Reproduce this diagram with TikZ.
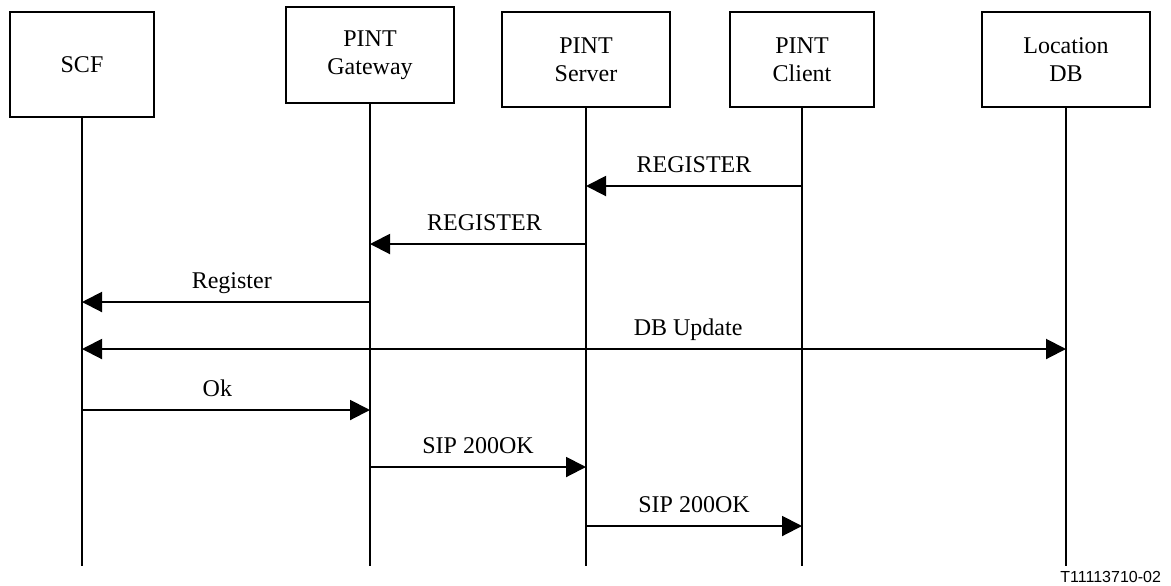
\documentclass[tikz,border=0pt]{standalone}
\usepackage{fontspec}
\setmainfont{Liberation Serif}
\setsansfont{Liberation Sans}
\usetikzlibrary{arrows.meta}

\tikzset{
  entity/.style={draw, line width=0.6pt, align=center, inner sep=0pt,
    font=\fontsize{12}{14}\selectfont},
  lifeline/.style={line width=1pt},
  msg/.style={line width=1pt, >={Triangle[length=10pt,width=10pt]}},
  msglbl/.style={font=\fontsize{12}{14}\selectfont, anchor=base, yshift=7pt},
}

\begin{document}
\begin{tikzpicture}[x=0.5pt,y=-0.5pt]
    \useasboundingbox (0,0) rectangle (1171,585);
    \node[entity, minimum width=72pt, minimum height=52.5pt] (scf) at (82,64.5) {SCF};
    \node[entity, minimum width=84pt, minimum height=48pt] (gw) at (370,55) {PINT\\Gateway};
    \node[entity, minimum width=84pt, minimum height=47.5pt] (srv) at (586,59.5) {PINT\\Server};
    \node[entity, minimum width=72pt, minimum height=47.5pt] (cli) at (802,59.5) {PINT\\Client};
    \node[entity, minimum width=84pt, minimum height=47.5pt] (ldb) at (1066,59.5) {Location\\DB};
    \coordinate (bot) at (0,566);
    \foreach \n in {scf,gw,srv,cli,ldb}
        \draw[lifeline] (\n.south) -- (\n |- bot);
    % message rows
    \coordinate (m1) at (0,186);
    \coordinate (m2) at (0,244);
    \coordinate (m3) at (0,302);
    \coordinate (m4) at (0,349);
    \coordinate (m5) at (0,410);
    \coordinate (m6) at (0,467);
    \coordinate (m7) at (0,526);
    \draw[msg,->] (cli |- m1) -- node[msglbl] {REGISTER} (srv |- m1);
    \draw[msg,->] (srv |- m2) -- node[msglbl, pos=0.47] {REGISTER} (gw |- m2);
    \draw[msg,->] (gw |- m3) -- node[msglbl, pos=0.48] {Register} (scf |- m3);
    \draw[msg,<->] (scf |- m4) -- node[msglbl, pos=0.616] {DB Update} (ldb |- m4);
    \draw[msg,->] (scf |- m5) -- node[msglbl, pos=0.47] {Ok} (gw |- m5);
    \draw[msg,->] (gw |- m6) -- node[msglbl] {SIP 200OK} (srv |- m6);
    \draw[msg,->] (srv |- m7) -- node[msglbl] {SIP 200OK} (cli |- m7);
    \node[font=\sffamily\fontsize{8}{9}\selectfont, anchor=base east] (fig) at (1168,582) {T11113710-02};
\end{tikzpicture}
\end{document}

-----

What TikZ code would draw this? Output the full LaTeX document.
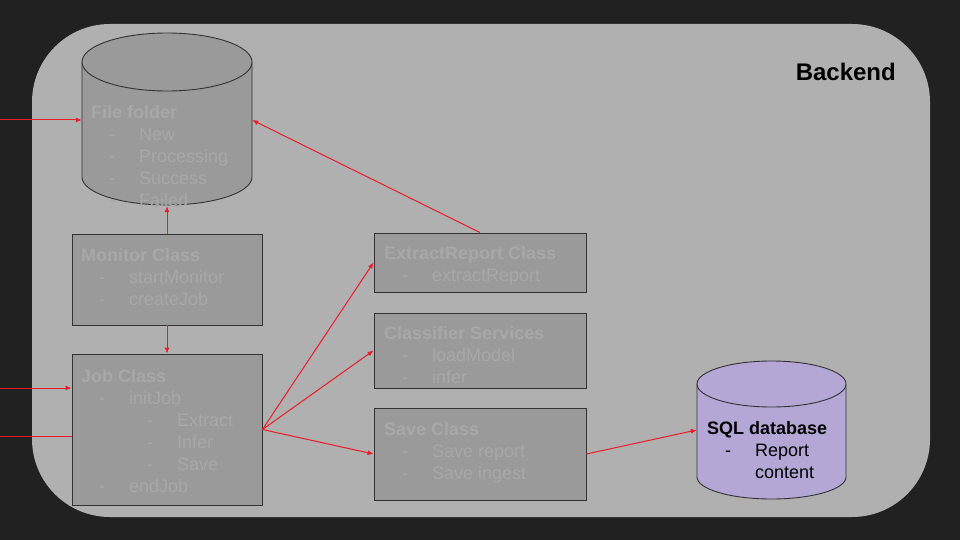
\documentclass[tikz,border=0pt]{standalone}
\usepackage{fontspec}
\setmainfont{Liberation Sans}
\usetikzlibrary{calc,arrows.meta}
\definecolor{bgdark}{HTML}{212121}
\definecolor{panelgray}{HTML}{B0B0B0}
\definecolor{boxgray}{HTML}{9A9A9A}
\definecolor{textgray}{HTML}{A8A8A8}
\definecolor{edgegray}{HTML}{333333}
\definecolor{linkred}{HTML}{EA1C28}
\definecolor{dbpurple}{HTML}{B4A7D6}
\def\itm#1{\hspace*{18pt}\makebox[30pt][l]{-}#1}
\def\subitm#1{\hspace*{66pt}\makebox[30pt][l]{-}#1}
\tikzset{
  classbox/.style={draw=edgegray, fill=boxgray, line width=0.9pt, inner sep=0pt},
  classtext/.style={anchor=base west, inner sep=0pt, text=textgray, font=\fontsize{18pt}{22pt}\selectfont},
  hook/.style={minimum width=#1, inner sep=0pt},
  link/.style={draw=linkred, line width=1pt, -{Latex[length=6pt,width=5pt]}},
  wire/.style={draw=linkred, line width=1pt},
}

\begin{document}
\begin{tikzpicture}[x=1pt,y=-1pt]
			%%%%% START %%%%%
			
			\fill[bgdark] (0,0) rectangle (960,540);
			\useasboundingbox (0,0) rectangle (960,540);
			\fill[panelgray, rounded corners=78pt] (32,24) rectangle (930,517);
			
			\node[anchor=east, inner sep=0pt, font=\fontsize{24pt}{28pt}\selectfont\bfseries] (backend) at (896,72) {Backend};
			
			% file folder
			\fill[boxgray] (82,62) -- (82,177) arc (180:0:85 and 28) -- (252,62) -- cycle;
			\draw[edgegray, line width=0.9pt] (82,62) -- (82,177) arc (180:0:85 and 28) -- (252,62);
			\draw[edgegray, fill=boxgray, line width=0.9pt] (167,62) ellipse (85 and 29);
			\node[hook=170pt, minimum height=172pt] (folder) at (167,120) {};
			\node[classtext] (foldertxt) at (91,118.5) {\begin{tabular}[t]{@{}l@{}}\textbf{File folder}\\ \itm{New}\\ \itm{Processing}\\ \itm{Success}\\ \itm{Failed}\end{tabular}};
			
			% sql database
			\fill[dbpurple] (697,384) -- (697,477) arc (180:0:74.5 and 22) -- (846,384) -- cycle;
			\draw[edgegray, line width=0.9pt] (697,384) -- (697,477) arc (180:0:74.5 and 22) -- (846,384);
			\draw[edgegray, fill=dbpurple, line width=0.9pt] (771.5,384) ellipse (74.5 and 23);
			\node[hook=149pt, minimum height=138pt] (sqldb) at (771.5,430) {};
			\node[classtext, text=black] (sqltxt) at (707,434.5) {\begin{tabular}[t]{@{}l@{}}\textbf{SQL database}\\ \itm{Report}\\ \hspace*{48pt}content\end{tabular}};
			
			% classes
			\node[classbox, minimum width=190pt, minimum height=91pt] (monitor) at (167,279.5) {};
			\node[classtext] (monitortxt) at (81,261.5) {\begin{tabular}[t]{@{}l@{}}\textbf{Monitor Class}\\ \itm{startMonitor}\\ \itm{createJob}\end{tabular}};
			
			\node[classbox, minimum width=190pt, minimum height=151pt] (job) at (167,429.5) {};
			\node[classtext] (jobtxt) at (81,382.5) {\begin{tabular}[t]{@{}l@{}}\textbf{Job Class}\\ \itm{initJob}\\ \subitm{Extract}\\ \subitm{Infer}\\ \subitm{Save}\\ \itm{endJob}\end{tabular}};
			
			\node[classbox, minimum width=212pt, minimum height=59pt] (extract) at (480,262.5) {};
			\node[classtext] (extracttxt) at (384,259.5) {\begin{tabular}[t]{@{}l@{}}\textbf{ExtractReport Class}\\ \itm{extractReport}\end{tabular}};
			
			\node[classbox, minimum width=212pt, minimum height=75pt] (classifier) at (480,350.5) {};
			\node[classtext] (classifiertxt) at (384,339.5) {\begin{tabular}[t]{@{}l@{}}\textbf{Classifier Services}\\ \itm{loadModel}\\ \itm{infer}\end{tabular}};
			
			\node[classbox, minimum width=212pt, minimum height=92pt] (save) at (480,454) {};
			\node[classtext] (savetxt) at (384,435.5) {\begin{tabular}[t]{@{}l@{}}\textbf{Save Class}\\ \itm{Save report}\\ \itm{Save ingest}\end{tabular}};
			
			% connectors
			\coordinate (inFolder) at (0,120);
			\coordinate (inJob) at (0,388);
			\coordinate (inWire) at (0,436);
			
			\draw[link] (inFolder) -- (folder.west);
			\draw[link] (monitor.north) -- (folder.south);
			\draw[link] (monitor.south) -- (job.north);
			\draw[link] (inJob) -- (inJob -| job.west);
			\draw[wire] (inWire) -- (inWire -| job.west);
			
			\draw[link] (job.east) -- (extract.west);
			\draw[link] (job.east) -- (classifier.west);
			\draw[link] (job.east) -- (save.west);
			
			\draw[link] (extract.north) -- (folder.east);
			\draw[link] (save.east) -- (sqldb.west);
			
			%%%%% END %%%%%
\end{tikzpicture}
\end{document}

-----

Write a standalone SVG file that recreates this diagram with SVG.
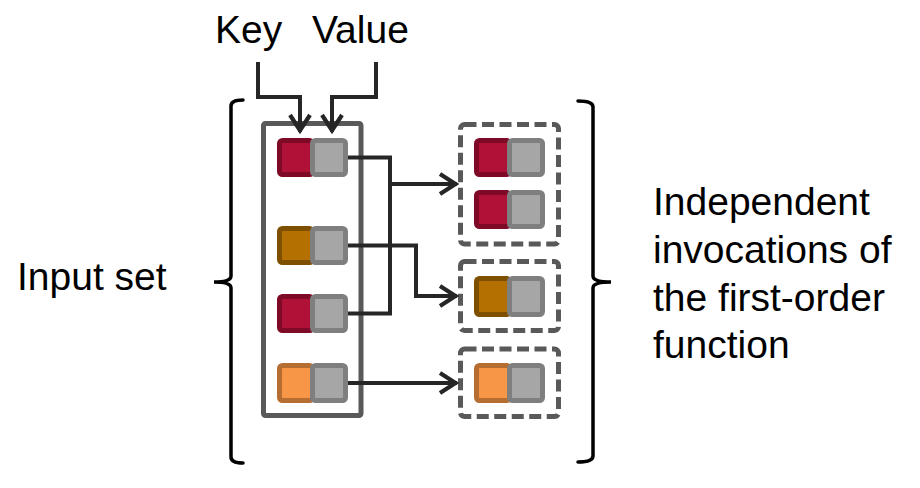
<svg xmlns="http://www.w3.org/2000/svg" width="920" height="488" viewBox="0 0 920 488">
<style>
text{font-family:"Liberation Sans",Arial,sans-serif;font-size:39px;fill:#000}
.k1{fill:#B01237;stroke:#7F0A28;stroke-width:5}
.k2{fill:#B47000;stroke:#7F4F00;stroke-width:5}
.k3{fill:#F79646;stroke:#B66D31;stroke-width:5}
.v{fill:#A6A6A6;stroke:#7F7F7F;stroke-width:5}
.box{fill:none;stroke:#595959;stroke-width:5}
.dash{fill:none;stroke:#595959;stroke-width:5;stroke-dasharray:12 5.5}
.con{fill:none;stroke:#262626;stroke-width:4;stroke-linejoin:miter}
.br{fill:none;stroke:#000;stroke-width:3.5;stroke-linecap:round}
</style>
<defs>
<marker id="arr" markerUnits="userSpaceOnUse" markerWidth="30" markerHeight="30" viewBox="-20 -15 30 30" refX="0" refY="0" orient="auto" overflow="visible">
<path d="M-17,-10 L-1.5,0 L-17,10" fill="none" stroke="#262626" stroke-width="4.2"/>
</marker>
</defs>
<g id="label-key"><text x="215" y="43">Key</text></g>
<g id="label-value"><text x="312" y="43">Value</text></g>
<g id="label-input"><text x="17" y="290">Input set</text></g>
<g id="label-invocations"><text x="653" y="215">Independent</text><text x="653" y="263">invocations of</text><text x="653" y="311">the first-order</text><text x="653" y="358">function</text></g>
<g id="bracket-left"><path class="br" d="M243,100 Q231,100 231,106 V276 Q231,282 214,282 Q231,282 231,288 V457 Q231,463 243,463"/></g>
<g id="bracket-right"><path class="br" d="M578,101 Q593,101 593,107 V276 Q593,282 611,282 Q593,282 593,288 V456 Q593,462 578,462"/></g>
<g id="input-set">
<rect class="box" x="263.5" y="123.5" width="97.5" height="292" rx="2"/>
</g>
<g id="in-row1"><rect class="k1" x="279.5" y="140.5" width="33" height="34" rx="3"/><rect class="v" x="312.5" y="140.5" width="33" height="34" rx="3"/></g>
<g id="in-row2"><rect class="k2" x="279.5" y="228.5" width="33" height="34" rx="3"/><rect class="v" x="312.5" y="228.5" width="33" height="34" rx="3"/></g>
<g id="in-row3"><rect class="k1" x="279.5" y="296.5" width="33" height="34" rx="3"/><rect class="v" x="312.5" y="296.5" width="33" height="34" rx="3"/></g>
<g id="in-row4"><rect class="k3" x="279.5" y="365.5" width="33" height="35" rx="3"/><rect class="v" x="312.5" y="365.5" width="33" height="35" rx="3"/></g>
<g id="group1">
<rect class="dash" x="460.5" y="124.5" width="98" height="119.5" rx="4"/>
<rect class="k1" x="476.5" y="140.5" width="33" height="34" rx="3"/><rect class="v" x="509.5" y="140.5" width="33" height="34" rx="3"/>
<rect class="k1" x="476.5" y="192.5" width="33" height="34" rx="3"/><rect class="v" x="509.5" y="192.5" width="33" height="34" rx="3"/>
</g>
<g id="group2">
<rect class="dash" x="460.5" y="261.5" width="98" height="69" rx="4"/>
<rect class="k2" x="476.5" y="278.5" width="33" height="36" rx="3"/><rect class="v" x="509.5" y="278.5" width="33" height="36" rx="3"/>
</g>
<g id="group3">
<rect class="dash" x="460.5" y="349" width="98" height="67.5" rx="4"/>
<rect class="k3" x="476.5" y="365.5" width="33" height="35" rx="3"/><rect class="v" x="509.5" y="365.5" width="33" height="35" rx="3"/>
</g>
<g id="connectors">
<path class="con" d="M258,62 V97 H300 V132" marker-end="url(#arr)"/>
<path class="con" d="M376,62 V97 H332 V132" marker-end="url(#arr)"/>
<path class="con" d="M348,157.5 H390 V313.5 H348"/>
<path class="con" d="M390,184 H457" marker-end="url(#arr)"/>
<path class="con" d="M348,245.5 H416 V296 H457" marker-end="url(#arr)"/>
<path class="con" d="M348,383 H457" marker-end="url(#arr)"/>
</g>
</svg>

-----

:: Task requirements ::
Nothing but the lines from the one with "What TikZ code" through the one with "(foldertxt) at (91,118.5)" should be copied, word for word. Pictures are left out.

:: Output of the task ::
What TikZ code would draw this? Output the full LaTeX document.
\documentclass[tikz,border=0pt]{standalone}
\usepackage{fontspec}
\setmainfont{Liberation Sans}
\usetikzlibrary{calc,arrows.meta}
\definecolor{bgdark}{HTML}{212121}
\definecolor{panelgray}{HTML}{B0B0B0}
\definecolor{boxgray}{HTML}{9A9A9A}
\definecolor{textgray}{HTML}{A8A8A8}
\definecolor{edgegray}{HTML}{333333}
\definecolor{linkred}{HTML}{EA1C28}
\definecolor{dbpurple}{HTML}{B4A7D6}
\def\itm#1{\hspace*{18pt}\makebox[30pt][l]{-}#1}
\def\subitm#1{\hspace*{66pt}\makebox[30pt][l]{-}#1}
\tikzset{
  classbox/.style={draw=edgegray, fill=boxgray, line width=0.9pt, inner sep=0pt},
  classtext/.style={anchor=base west, inner sep=0pt, text=textgray, font=\fontsize{18pt}{22pt}\selectfont},
  hook/.style={minimum width=#1, inner sep=0pt},
  link/.style={draw=linkred, line width=1pt, -{Latex[length=6pt,width=5pt]}},
  wire/.style={draw=linkred, line width=1pt},
}

\begin{document}
\begin{tikzpicture}[x=1pt,y=-1pt]
			%%%%% START %%%%%
			
			\fill[bgdark] (0,0) rectangle (960,540);
			\useasboundingbox (0,0) rectangle (960,540);
			\fill[panelgray, rounded corners=78pt] (32,24) rectangle (930,517);
			
			\node[anchor=east, inner sep=0pt, font=\fontsize{24pt}{28pt}\selectfont\bfseries] (backend) at (896,72) {Backend};
			
			% file folder
			\fill[boxgray] (82,62) -- (82,177) arc (180:0:85 and 28) -- (252,62) -- cycle;
			\draw[edgegray, line width=0.9pt] (82,62) -- (82,177) arc (180:0:85 and 28) -- (252,62);
			\draw[edgegray, fill=boxgray, line width=0.9pt] (167,62) ellipse (85 and 29);
			\node[hook=170pt, minimum height=172pt] (folder) at (167,120) {};
			\node[classtext] (foldertxt) at (91,118.5) {\begin{tabular}[t]{@{}l@{}}\textbf{File folder}\\ \itm{New}\\ \itm{Processing}\\ \itm{Success}\\ \itm{Failed}\end{tabular}};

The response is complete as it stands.